Die Historiker glauben zudem, dass die Vandalen einige der frühchristlichen Basiliken der Insel erbauten oder zumindest umgestalteten, wie jene von Son Peretó zwischen Manacor und Sant Llorenç, Sa Carrotja in Porto Cristo und Cas Frares in Santa Maria. Mit einer Besonderheit: Die Vandalen waren Vertreter des Arianismus, einer theologischen Position innerhalb des Frühchristentums. Sie verteidigten die Auffassung, „dass Jesus Christus zwar direkt von Gott geschaffen wurde, aber nicht ewig und göttlich ist“. Theologische Abhandlungen, die einer byzantinischen Diskussion würdig wären – die Byzantiner werden bald Einzug in diese Erzählung halten – und die wohl die meisten Menschen heute in ihrer Freizeit nicht sonderlich kümmern dürften.

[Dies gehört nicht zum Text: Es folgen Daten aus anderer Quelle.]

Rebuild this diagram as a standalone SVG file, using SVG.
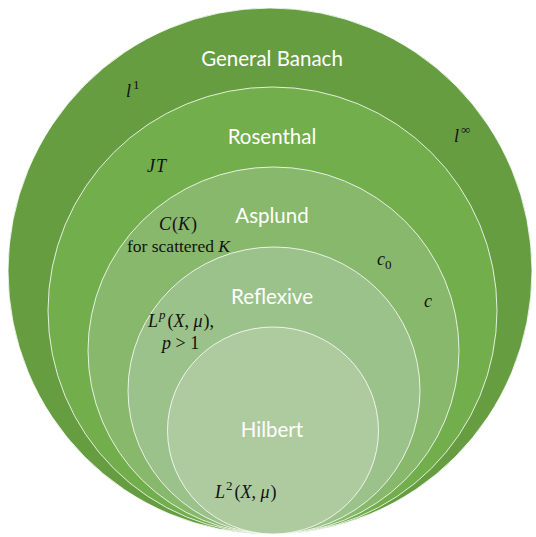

Wie alle Völker, die sich auf den Balearen niedergelassen haben, beschlossen die Vandalen, das Geschäft mit dem Handel und der Freizeit durch die enormen Gewinne der Piraterie zu ergänzen. Die Byzantiner hatten davon bald genug. Justinian schickte seinen besten Feldherrn Belisar, der die Vandalen 533 in Nordafrika besiegte und daraufhin Apollinaris mit der Eroberung der Balearen beauftragte. So kontrollierten die Römer – nun die aus dem Osten – 79 Jahre später erneut das beste Urlaubsziel im westlichen Mittelmeer. Es existieren zwar keine schriftlichen Überlieferungen, aber es ist nicht auszuschließen, dass es damals Byzantiner gab, die von ihren Vorfahren wundersame Geschichten über die Strände auf Mallorca und die Kneipentouren in Magaluf zu hören bekamen. Obwohl… nein, das nicht. Bei der Geschichte geht es auch um Vandalen, aber um die heutigen.